Grain futures rose on Wednesday with soybeans slightly advancing, while corn and wheat posted moderate gains on mostly unfavorable weather conditions in the U.S. and South America. Rising U.S. exports also supported prices.
On the Chicago Board of Trade, soybeans futures for delivery in November rose by 0.21% to $13.0488 per bushel at 9:42 GMT. Prices held in range between days high and low of $13.0513 and $12.9688 a bushel respectively. The oilseed fell by 0.1% on Tuesday but extended its weekly advance to 1.1% on Wednesday.
Soybeans drew support as unfavorable weather in the U.S. and parts of South America continued to delay field work. DTN reported on October 22 that light snow and rain in the Midwest will disrupt the harvest and slow the drying process. Cold but dry weather later in the week will be more favorable for the harvest but wet and stormy conditions may develop in the next six to ten days that would impair field work, the agency said.
In Brazil, heavy rains may affect the Rio Grande do Sul and Parana states in the next five days, which would slow down the wheat harvest and planting of corn and soybeans.
Gains were however limited after the U.S. Department of Agriculture reported on Monday that U.S. farmers accelerated the harvest and more than 50% of the crop was categorized as good-excellent. As of October 20, 63% of the crop was reaped, compared to the five-year average of 69% and last year’s 79% during the comparable week. As for the crop condition, 14% of the plants were categorized as “Very poor” and “Poor”, while 29% fell in the “Fair” category. As for the premium grade, 57% of the crop was rated good-excellent.
Also pressuring the market, Brazil’s soybean planting progress was estimated at 18% finished, near the five-year average. The USDA predicted that the South American country may harvest an all-time high of 88 million tons of soybeans, while U.S. output may surge to 85.7 million tons. The government agency will release its next WASDE report (World Agricultural Supply and Demand Estimates) on November 8 after the latest was canceled on October 11 due to the lack of government funding.

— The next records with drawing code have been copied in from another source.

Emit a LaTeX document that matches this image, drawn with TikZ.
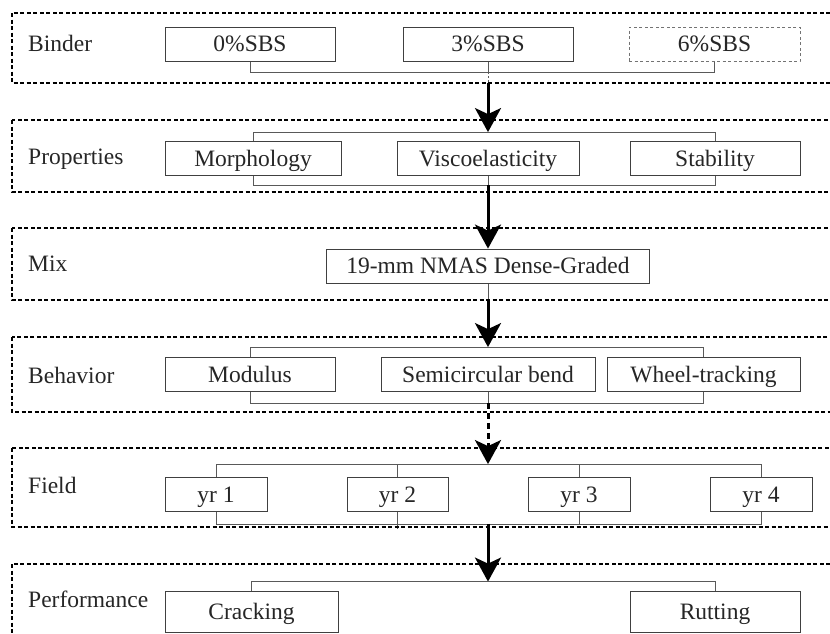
\documentclass[tikz,border=0pt]{standalone}
\usepackage{fontspec}
\setmainfont{Liberation Serif}
\usetikzlibrary{arrows.meta,backgrounds}

\begin{document}
\begin{tikzpicture}[x=1pt, y=-1pt, font=\fontsize{23.5}{28}\selectfont,
  item/.style={draw=black!75, fill=white, line width=0.8pt, minimum height=34pt, inner sep=0pt, text height=15.5pt, text depth=0pt, text=black!85},
  itemdash/.style={item, draw=black!55, dash pattern=on 3pt off 2.5pt},
  link/.style={draw=black!65, line width=0.8pt},
  flow/.style={line width=3pt, -{Stealth[length=24pt,width=26pt,inset=6pt]}},
  frame/.style={line width=2.1pt, dash pattern=on 4pt off 2.5pt},
  lbl/.style={anchor=base west, inner sep=0pt, text=black!85}]
\clip (0,0) rectangle (830,633);
% dashed frames
\foreach \t/\b in {13/83, 120/192, 228/300, 337/412, 448/527, 564/660}
  \draw[frame] (12,\t) rectangle (845,\b);
% row labels
\foreach \n/\y/\t in {binder/51/Binder, prop/164/Properties, mix/271/Mix, behav/383/Behavior, field/493/Field, perf/607/Performance}
  \node[lbl] (l\n) at (28,\y) {\t};

% Binder
\node[item, minimum width=170pt] (b0) at (250,44) {0\%SBS};
\node[item, minimum width=170pt] (b3) at (488,44) {3\%SBS};
\node[itemdash, minimum width=171pt] (b6) at (714.5,44) {6\%SBS};
% Properties
\node[item, minimum width=176pt] (p1) at (253,158.5) {Morphology};
\node[item, minimum width=182pt] (p2) at (488,158.5) {Viscoelasticity};
\node[item, minimum width=170pt] (p3) at (715,158.5) {Stability};
% Mix
\node[item, minimum width=323pt] (m1) at (488,266) {19-mm NMAS Dense-Graded};
% Behavior
\node[item, minimum width=170pt] (h1) at (250,374.5) {Modulus};
\node[item, minimum width=214pt] (h2) at (488,374.5) {Semicircular bend};
\node[item, minimum width=193pt] (h3) at (703.5,374.5) {Wheel-tracking};
% Field
\node[item, minimum width=102pt] (f1) at (216,494.5) {yr 1};
\node[item, minimum width=101pt] (f2) at (397.5,494.5) {yr 2};
\node[item, minimum width=102pt] (f3) at (579,494.5) {yr 3};
\node[item, minimum width=102pt] (f4) at (761,494.5) {yr 4};
% Performance
\node[item, minimum width=173pt, minimum height=41pt] (c1) at (251.5,611.5) {Cracking};
\node[item, minimum width=170pt, minimum height=41pt] (c2) at (715,611.5) {Rutting};

\coordinate (bout) at ([yshift=-11pt]b3.south);
\coordinate (fin) at ([yshift=13pt]f1.north);
\coordinate (fout) at ([yshift=-12pt]f1.south);
\coordinate (cin) at ([yshift=9pt]c1.north);

\begin{scope}[on background layer]
% Binder
\draw[link] (b0.south) -- (b0.south |- bout) -| (b6.south);
\draw[link] (b3.south) -- (bout);
\draw[link, dash pattern=on 2pt off 2pt] (bout) -- ++(0,11);
\draw[flow] ([yshift=-22pt]b3.south) -- ([yshift=9pt]p2.north);
% Properties
\draw[link] (p1.north) -- ++(0,-9) -| (p3.north);
\draw[link] (p1.south) -- ++(0,9) -| (p3.south);
\draw[link] (p2.south) -- ++(0,9);
\draw[flow] ([yshift=-9pt]p2.south) -- (m1.north);
% Mix
\draw[link] (m1.south) -- ++(0,17);
\draw[flow] ([yshift=-17pt]m1.south) -- ([yshift=10pt]h2.north);
% Behavior
\draw[link] (h1.north) -- ++(0,-10) -| (h3.north);
\draw[link] (h1.south) -- ++(0,11) -| (h3.south);
\draw[link] (h2.south) -- ++(0,11);
\draw[flow, dash pattern=on 6pt off 4pt] ([yshift=-11pt]h2.south) -- (h2.south |- fin);
% Field
\draw[link] (f1.north) -- (fin) -| (f4.north);
\draw[link] (f2.north) -- (f2.north |- fin);
\draw[link] (f3.north) -- (f3.north |- fin);
\draw[link] (f1.south) -- (fout) -| (f4.south);
\draw[link] (f2.south) -- ++(0,17);
\draw[link] (f3.south) -- (f3.south |- fout);
\draw[flow] (h2.south |- fout) -- (h2.south |- cin);
% Performance
\draw[link] (c1.north) -- (cin) -| (c2.north);
\end{scope}
\end{tikzpicture}
\end{document}
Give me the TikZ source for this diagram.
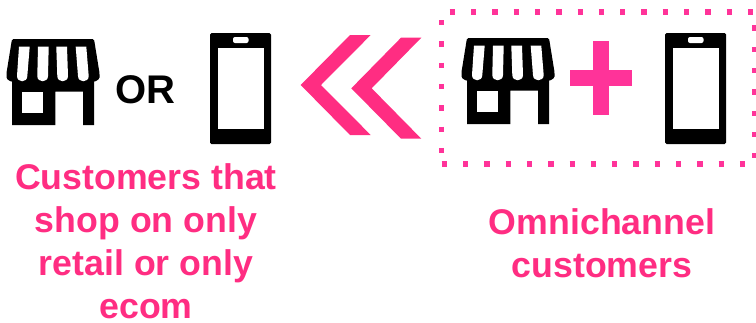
\documentclass[tikz,border=0pt]{standalone}
\usepackage{fontspec}
\setmainfont{Liberation Sans}
\usepackage{xcolor}
\usetikzlibrary{positioning}
\definecolor{omnipink}{HTML}{FF3399}
\definecolor{chevronpink}{HTML}{FF2D82}
\tikzset{
    caption/.style={font=\fontsize{35.7}{43}\selectfont\bfseries, text=chevronpink, align=center, inner sep=0pt},
    dotborder/.style={omnipink, line width=5.3pt, dash pattern=on 5.3pt off 16pt, dash phase=#1},
    store/.pic={
        \fill[black, rounded corners=1.5pt] (0, 0) -- (82, 0) -- (87.5, 34) -- (87.5, 40) -- (82, 43) -- (0, 43) -- (-5.5, 40) -- (-5.5, 34) -- cycle;
        \fill[black] (0, 40) -- (82, 40) -- (82, 86) -- (71, 86) -- (71, 52.7) -- (43.3, 52.7) -- (43.3, 86) -- (0, 86) -- cycle;
        \fill[white] (10, 52.7) rectangle (30.7, 74);
        \foreach \ta/\tb/\ba/\bb in {7/17.7/5/15.3, 26/36.7/25.3/36, 44.3/55/45.3/56, 63.7/74.3/66/76.7} {
            \fill[white] (\ta, 7.7) -- (\tb, 7.7) -- (\bb, 37) .. controls (\bb, 44) and (\ba, 44) .. (\ba, 37) -- cycle;
        }
    },
    phone/.pic={
        \fill[black, rounded corners=1.5pt] (0, 0) rectangle (61, 111);
        \fill[white] (7.5, 15) rectangle (53.5, 96);
        \fill[white, rounded corners=2pt] (23, 4) rectangle (38.5, 10);
    }
}
\begin{document}
\begin{tikzpicture}[x=1pt, y=-1pt]
    \useasboundingbox (0, 0) rectangle (756, 322);

    \pic at (12, 39) {store};
    \pic at (210, 33) {phone};
    \node[font=\fontsize{40}{44}\selectfont\bfseries, inner sep=0pt] (orlabel) at (145, 90) {OR};

    % chevrons
    \fill[chevronpink] (300.7, 85) -- (350, 35) -- (370.7, 35) -- (321, 85) -- (370.7, 135) -- (350, 135) -- cycle;
    \fill[chevronpink] (351.3, 88.3) -- (401, 37.7) -- (421.3, 37.7) -- (371.7, 88.3) -- (421.3, 138.7) -- (401, 138.7) -- cycle;

    % dotted box
    \draw[dotborder=13.3pt] (441.7, 12) -- (755, 12);
    \draw[dotborder=13.3pt] (441.7, 12) -- (441.7, 164);
    \draw[dotborder=0pt] (441.7, 164) -- (755, 164);
    \draw[dotborder=8pt] (755, 12) -- (755, 164);

    \pic at (467, 38) {store};
    \fill[omnipink] (592.7, 41) rectangle (609, 115.3);
    \fill[omnipink] (569.7, 70) rectangle (632.3, 86.3);
    \pic at (665, 33) {phone};

    \node[caption] (single) at (146, 241) {Customers that\\shop on only\\retail or only\\ecom};
    \node[caption] (omni) at (602, 243) {Omnichannel\\customers};
\end{tikzpicture}
\end{document}
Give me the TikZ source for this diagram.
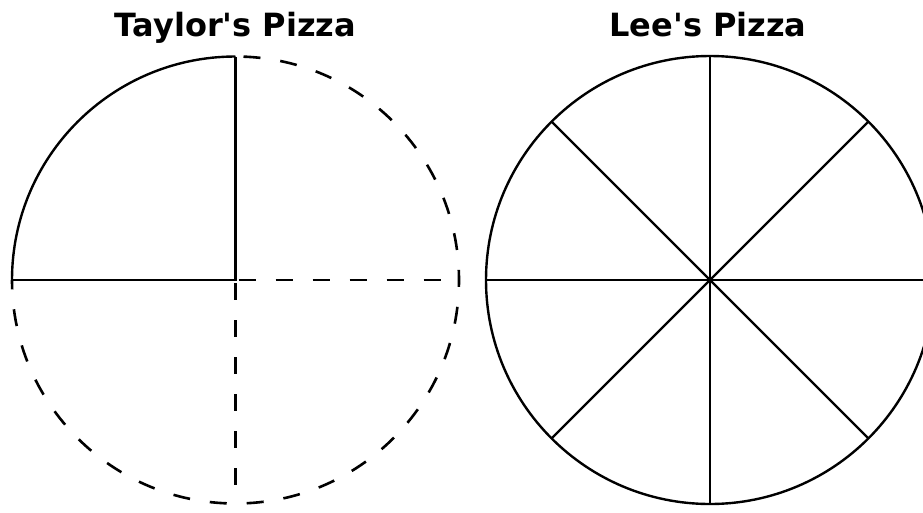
\documentclass[tikz,border=0pt]{standalone}
\usepackage{fontspec}
\setmainfont{DejaVu Sans}[Ligatures=TeXOff]
\begin{document}
\begin{tikzpicture}[x=1pt,y=-1pt,
  solidline/.style={line width=2.4pt},
  dashline/.style={line width=2.6pt, dash pattern=on 17pt off 20pt},
  title/.style={font=\bfseries\fontsize{32}{36}\selectfont, anchor=base, inner sep=0pt}]
\useasboundingbox (0,0) rectangle (923,512);
\clip (0,0) rectangle (923,512);
\fill[white] (0,0) rectangle (923,512);
% Taylor's pizza
\coordinate (tc) at (235.5,280);
\coordinate (ttop) at (235.5,56.5);
\coordinate (tleft) at (12,280);
\coordinate (tright) at (459,280);
\coordinate (tbot) at (235.5,503.5);
\node[title] (ttitle) at (235.5,36) {Taylor's Pizza};
\draw[solidline] (ttop) arc[start angle=-90, end angle=-180, radius=223.5];
\draw[solidline] (tleft) -- (tc) -- (ttop);
\draw[dashline, dash phase=-8pt] (ttop) arc[start angle=-90, end angle=180, radius=223.5];
\draw[dashline, dash phase=-3pt] (tc) -- (tright);
\draw[dashline, dash phase=-3pt] (tc) -- (tbot);
% Lee's pizza
\coordinate (lc) at (710,280);
\node[title] (ltitle) at (708,36) {Lee's Pizza};
\draw[solidline] (lc) circle[radius=224];
\foreach \a in {0,45,...,315}{
  \draw[solidline] (lc) -- ++(\a:224);
}
\end{tikzpicture}
\end{document}
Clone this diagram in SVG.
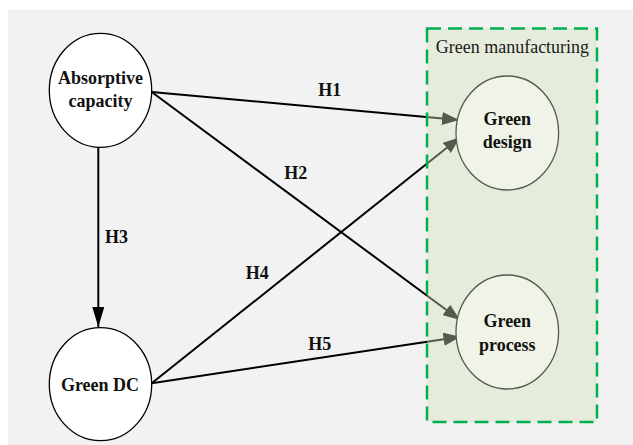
<svg xmlns="http://www.w3.org/2000/svg" width="633" height="445" viewBox="0 0 633 445">
<style>
.node{fill:#ffffff;stroke:#000000;stroke-width:1.3}
.gnode{fill:#f0f3e8;stroke:#555b4b;stroke-width:1.3}
.nt{font-family:"Liberation Serif","Times New Roman",serif;font-weight:bold;font-size:18px;fill:#111111;text-anchor:middle}
.el{font-family:"Liberation Serif","Times New Roman",serif;font-weight:bold;font-size:18px;fill:#111111}
.edge{stroke:#000000;stroke-width:2;fill:none}
.gm{font-family:"Liberation Serif","Times New Roman",serif;font-size:18px;fill:#1a1a1a}
</style>
<defs>
<marker id="ah" markerUnits="userSpaceOnUse" markerWidth="18" markerHeight="13" refX="17" refY="6.5" orient="auto">
<path d="M0,0 L17,6.5 L0,13 z" fill="#000000"/>
</marker>
<marker id="ahv" markerUnits="userSpaceOnUse" markerWidth="21" markerHeight="12" refX="20" refY="6" orient="auto">
<path d="M0,0 L20,6 L0,12 z" fill="#000000"/>
</marker>
</defs>
<rect x="8" y="10" width="625" height="435" fill="#f2f2f2"/>
<g id="connectors">
<line class="edge" x1="151.7" y1="92" x2="459" y2="120" marker-end="url(#ah)"/>
<line class="edge" x1="151.7" y1="92" x2="460" y2="320" marker-end="url(#ah)"/>
<line class="edge" x1="98.3" y1="147" x2="98.3" y2="327" marker-end="url(#ahv)"/>
<line class="edge" x1="151.7" y1="383.3" x2="460" y2="137.3" marker-end="url(#ah)"/>
<line class="edge" x1="151.7" y1="383.3" x2="460.5" y2="336.7" marker-end="url(#ah)"/>
<text class="el" x="318.3" y="95.7">H1</text>
<text class="el" x="284.3" y="179">H2</text>
<text class="el" x="105" y="242.7">H3</text>
<text class="el" x="245.7" y="279">H4</text>
<text class="el" x="308.3" y="350">H5</text>
</g>
<g id="absorptive-capacity">
<ellipse class="node" cx="100.5" cy="90.3" rx="51.2" ry="57"/>
<text class="nt" x="100.5" y="84">Absorptive</text>
<text class="nt" x="100.5" y="107.3">capacity</text>
</g>
<g id="green-dc">
<ellipse class="node" cx="100.5" cy="384.2" rx="51.2" ry="56.5"/>
<text class="nt" x="100" y="390.7">Green DC</text>
</g>
<g id="green-manufacturing">
<rect x="427" y="28.5" width="170" height="393.5" fill="rgb(212,227,187)" fill-opacity="0.4" stroke="#00b050" stroke-width="2.5" stroke-dasharray="14 7"/>
<text class="gm" x="435.7" y="53.3">Green manufacturing</text>
</g>
<g id="green-design">
<ellipse class="gnode" cx="507.3" cy="133" rx="51.3" ry="57"/>
<text class="nt" x="507.3" y="125">Green</text>
<text class="nt" x="507.3" y="148">design</text>
</g>
<g id="green-process">
<ellipse class="gnode" cx="507.3" cy="332" rx="51.3" ry="57"/>
<text class="nt" x="507.3" y="326.7">Green</text>
<text class="nt" x="507.3" y="350.7">process</text>
</g>
</svg>
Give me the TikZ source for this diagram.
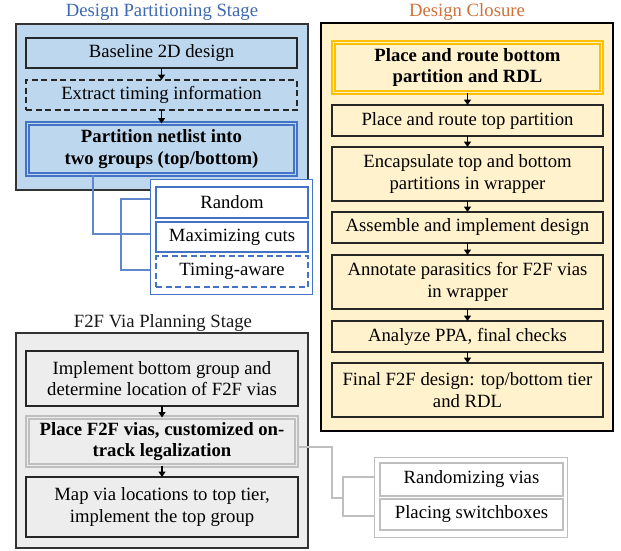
\documentclass[tikz,border=0pt]{standalone}
\usepackage{fontspec}
\setmainfont{LiberationSerif}[Extension=.ttf, UprightFont=*-Regular, BoldFont=*-Bold, ItalicFont=*-Italic, BoldItalicFont=*-BoldItalic]
\usetikzlibrary{arrows.meta}
\definecolor{bluefill}{HTML}{BDD7EE}
\definecolor{blueline}{HTML}{4472C4}
\definecolor{bluetitle}{HTML}{3D68B3}
\definecolor{orfill}{HTML}{FFF2CC}
\definecolor{goldline}{HTML}{FFC000}
\definecolor{ortitle}{HTML}{D0703A}
\definecolor{grayfill}{HTML}{EDEDED}
\definecolor{grayline}{HTML}{BFBFBF}
\definecolor{darkline}{HTML}{262626}
\definecolor{outline}{HTML}{333333}
\newcommand{\txtfont}{\fontsize{18.7}{21.7}\selectfont}
\begin{document}
\begin{tikzpicture}[x=1pt,y=-1pt,
  every node/.style={inner sep=0pt, outer sep=0pt, align=center, font=\txtfont, text=black},
  outerbox/.style={draw=outline, line width=1.3pt},
  stepbox/.style={draw=darkline, line width=1.2pt, minimum width=271pt},
  dblbox/.style={draw=#1, line width=1.2pt, double distance=1.8pt, minimum width=268pt, font=\txtfont\bfseries},
  optbox/.style={draw=blueline, line width=1.1pt, fill=white, minimum width=152pt},
  arr/.style={-{Triangle[width=7pt,length=5.5pt]}, line width=1.3pt, black},
  bcon/.style={draw=blueline!85, line width=1.3pt},
  gcon/.style={draw=grayline, line width=1.3pt},
  title/.style={font=\txtfont}
]
\useasboundingbox (0,0) rectangle (621,550);

% ---------------- Design Partitioning Stage ----------------
\node[title, text=bluetitle] (t1) at (162,12) {Design Partitioning Stage};
\node[outerbox, fill=bluefill, minimum width=292pt, minimum height=166pt] (ob1) at (162,107) {};
\node[stepbox, fill=bluefill, minimum height=30pt] (b1) at (161.5,53) {Baseline 2D design};
\node[stepbox, fill=bluefill, dashed, dash pattern=on 6pt off 3.5pt, minimum height=30pt] (b2) at (161.5,95) {Extract timing information};
\node[dblbox=blueline, double=bluefill, fill=bluefill, minimum height=51pt] (b3) at (161.5,149) {Partition netlist into\\two groups (top/bottom)};
\draw[arr] (b1) -- (b2);
\draw[arr] (b2) -- (b3);

% connector to options
\coordinate (j1) at (121,234);
\node[draw=blueline, line width=1pt, fill=white, minimum width=162pt, minimum height=115pt] (o1) at (231,236.5) {};
\draw[bcon] (b3.south -| 93,0) |- (o1.west |- j1);
\draw[bcon] (o1.west |- 0,199) -| (j1) |- (o1.west |- 0,270);
\node[optbox, minimum height=31pt] (r1) at (232,202.5) {Random};
\node[optbox, minimum height=30pt] (r2) at (232,237) {Maximizing cuts};
\node[optbox, dashed, dash pattern=on 6pt off 3.5pt, minimum height=31pt] (r3) at (232,271.5) {Timing-aware};

% ---------------- Design Closure ----------------
\node[title, text=ortitle] (t2) at (467,12) {Design Closure};
\node[outerbox, draw=black, fill=orfill, minimum width=292pt, minimum height=408pt] (ob2) at (467,227) {};
\node[dblbox=goldline, double=orfill, fill=orfill, minimum height=50pt] (c1) at (467.5,67.5) {Place and route bottom\\partition and RDL};
\node[stepbox, fill=orfill, minimum height=31pt] (c2) at (467.5,120.5) {Place and route top partition};
\node[stepbox, fill=orfill, minimum height=54pt] (c3) at (467.5,174) {Encapsulate top and bottom\\partitions in wrapper};
\node[stepbox, fill=orfill, minimum height=31pt] (c4) at (467.5,227.5) {Assemble and implement design};
\node[stepbox, fill=orfill, minimum height=54pt] (c5) at (467.5,282) {Annotate parasitics for F2F vias\\in wrapper};
\node[stepbox, fill=orfill, minimum height=31pt] (c6) at (467.5,336.5) {Analyze PPA, final checks};
\node[stepbox, fill=orfill, minimum height=54pt] (c7) at (467.5,390) {Final F2F design: top/bottom tier\\and RDL};
\draw[arr] (c1) -- (c2);
\draw[arr] (c2) -- (c3);
\draw[arr] (c3) -- (c4);
\draw[arr] (c4) -- (c5);
\draw[arr] (c5) -- (c6);
\draw[arr] (c6) -- (c7);

% ---------------- F2F Via Planning Stage ----------------
\node[title, text=black!90] (t3) at (163,323) {F2F Via Planning Stage};
\node[outerbox, fill=grayfill, minimum width=292pt, minimum height=215pt] (ob3) at (162,440.5) {};
\node[stepbox, fill=grayfill, minimum width=272pt, minimum height=55pt] (v1) at (162,378.5) {Implement bottom group and\\determine location of F2F vias};
\node[dblbox=grayline, double=grayfill, fill=grayfill, minimum width=269pt, minimum height=48pt] (v2) at (162,441.5) {Place F2F vias, customized on-\\track legalization};
\node[stepbox, fill=grayfill, minimum width=272pt, minimum height=60pt] (v3) at (162,507) {Map via locations to top tier,\\implement the top group};
\draw[arr] (v1) -- (v2);
\draw[arr] (v2) -- (v3);

\node[draw=grayline, line width=1pt, fill=white, minimum width=193pt, minimum height=80pt] (o2) at (470.5,497) {};
\coordinate (j2) at (343,498);
\draw[gcon] (v2.east |- 0,447) -| (332,498) -- (j2);
\draw[gcon] (o2.west |- 0,477) -| (j2) |- (o2.west |- 0,516);
\node[draw=grayline, line width=1.1pt, fill=white, minimum width=183pt, minimum height=33pt] (s1) at (471.5,479.5) {Randomizing vias};
\node[draw=grayline, line width=1.1pt, fill=white, minimum width=183pt, minimum height=31pt] (s2) at (471.5,514.5) {Placing switchboxes};
\end{tikzpicture}
\end{document}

Elsewhere on the market, corn futures for settlement in December rose by 0.75% to $4.4188 per bushel at 9:33 GMT. Prices held in range between days high and low of $4.4213 and $4.3763 per bushel respectively. The grain fell by nearly 1.5% on Tuesday but rose back to positive weekly territory on Wednesday.
The USDA said in its crop progress report that the corn harvest fell well behind last year’s pace. As of October 20, 39% of the crop was reaped compared to the five-year average of 53% and 85% in the comparable week in 2012.
As for the crop condition, 14% of the harvest was rated very poor-poor, while 26% of the plants were categorized as “Fair”. As for the premium grade, 60% of the crop fell in the “Good” and “Excellent” categories.
Wheat gains as well
Wheat also advanced on Wednesday on rising U.S. exports and risk of freeze damage to crops in Argentina. Wheat for delivery in December rose by 0.91% to session high of $7.0700 per bushel at 9:39 GMT, while days low stood at $6.9975 per bushel. The grain added 0.25% on Tuesday and extended its weekly advance to 0.2%.
Wheat rose for a second day after the USDA reported that U.S. wheat exports jumped by 25% to 20.582 million tons in the week ended October 17 from a year earlier. Sterling Smith, a futures specialist at Citigroup Inc., said yesterday for Bloomberg that dryness in South America may curb output in Argentina, forcing Brazilian buyers to import, supporting world prices.
DTN reported on Tuesday that the Southern Plains will see mostly favorable conditions for planting and developing of wheat but showers in Brazil will delay the harvest. In Argentina, lows on Wednesday and Thursday are expected to turn negative, putting heading wheat at risk of freezing.
The USDA reported on Monday that as of October 20, 79% of the U.S. winter wheat crop was planted, compared to 80% a year earlier and equaling the five-year average. The agency also said that 53% of plants had emerged, 1% below the five-year average but exceeding last year’s 48% during the comparable week.
As for the crop condition, 65% of the plants were rated good-excellent, while only 4% were categorized as very poor-poor and 31% fell in the “Fair” category.